A Brief & Incomplete List: Ways My Life Might Resemble a Roller coaster

The idea is generally better than reality. Like, standing in the line, you’ve got the sun on your shoulders and butterflies in your belly, wondering what’s coming. Starting out, the whole situation feels like possibility. But once you’re strapped into your safety harness, you realize it was all pre-planned by someone, somewhere, who doesn’t really care if you have fun long as the admission has been paid. It was a lot more fun when I was younger. Back then, I never wanted to get off the ride. I’m positive there was a time before this persistent nausea, back pain, and general feelings of malaise. These days, it’s best to relax into the ride.  Resistance leads to whiplash, at best. There’s always another unexpected drop, twist, or turn right around the corner. So really, there’s no point in expecting any sort of consistency. After that first drop-off, the anticipation of the beginning of the ride, you’ll be sideswiped by literally everything. You will squander that "one-in-a-lifetime" opportunity, your pets will die, you’ll waste so much time watching Netflix that your life will pass you by… so you might as well relax and enjoy the ride. After all, the only constant is unpredictability. It’s better with friends and family. Today, my little sister got engaged and I’m an English major, so I can’t even count how many times her best friend cried. Seriously, if ya’ll are riding alone, I know you’re lonely. The older I get, the more important daily maintenance becomes. Maybe it’s more reassuring to not think about the real life human beings who make sure roller coasters are tight where they’re supposed to be tight, and greased where they’re supposed to be greased. That moving parts move and staying put parts stay put, and the safety mechanisms don’t fail. I wish I had a crew or a finely-tuned machine to do the same with my life and body. Instead I have tacos, whiskey, and a gym membership.
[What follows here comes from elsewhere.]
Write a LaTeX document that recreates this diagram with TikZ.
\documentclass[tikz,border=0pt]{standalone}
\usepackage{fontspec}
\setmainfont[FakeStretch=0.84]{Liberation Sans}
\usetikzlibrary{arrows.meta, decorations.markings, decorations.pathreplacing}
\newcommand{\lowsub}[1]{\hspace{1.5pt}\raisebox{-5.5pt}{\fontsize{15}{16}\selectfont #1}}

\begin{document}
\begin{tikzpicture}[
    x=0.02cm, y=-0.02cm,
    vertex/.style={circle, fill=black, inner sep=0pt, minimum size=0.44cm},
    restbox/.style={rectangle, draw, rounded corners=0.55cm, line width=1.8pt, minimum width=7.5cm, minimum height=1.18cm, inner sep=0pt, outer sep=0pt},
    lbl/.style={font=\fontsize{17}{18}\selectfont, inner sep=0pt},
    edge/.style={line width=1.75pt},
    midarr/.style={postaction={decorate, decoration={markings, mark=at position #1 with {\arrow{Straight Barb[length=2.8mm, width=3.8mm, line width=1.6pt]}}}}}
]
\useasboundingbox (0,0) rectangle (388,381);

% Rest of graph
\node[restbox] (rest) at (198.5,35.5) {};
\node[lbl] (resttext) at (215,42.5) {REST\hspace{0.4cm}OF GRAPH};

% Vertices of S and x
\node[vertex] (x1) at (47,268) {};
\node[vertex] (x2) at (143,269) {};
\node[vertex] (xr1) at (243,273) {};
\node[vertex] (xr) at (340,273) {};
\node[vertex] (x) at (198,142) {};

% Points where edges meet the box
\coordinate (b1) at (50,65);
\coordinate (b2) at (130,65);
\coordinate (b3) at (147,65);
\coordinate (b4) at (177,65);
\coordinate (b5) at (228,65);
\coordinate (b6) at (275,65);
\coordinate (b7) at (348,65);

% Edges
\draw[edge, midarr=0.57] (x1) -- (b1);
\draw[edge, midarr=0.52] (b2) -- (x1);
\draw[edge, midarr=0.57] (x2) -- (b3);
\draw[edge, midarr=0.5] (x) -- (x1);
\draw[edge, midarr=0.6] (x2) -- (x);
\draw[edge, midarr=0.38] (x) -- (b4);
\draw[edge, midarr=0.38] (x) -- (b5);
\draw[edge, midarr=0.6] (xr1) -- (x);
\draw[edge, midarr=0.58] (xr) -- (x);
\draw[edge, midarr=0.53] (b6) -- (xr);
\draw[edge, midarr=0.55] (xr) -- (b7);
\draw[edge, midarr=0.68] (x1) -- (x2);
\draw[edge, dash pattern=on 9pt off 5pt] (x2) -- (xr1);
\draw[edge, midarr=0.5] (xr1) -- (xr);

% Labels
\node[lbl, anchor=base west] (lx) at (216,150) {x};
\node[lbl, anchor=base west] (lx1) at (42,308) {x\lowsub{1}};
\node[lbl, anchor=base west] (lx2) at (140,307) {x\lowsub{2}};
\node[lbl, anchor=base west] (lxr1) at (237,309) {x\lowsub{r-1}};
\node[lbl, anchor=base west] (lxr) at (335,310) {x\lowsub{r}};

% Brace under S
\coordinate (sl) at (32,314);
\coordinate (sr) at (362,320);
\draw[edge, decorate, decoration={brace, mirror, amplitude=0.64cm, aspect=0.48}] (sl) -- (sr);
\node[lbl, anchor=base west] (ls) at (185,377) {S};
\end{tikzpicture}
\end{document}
No matter how carefully you plan, things go wrong. Like, I'm sure the guy who built the Big Dipper at England’s Battersea Park Fun Fair never expected all those fatalities, but sometimes life throws you curve balls you aren't expecting, and really, what are you supposed to do? Call it quits, throw out the baby and the bathwater? Close down the whole park? Well, if you're like those guys then... yeah. That's exactly what you do. It’s incompatible with pregnancy. I think that says plenty... You can’t stop once you’ve started. I mean you could. But it would be either be incredibly boring or incredibly disastrous, since you’d either be stuck on the tracks or coming off them. Nah, despite the ups and downs I think it’s best to keep your limbs inside this ride.

After awhile, you get used to the screams and everything seems almost… peaceful?


Love you, creeps. Keep keeping it real.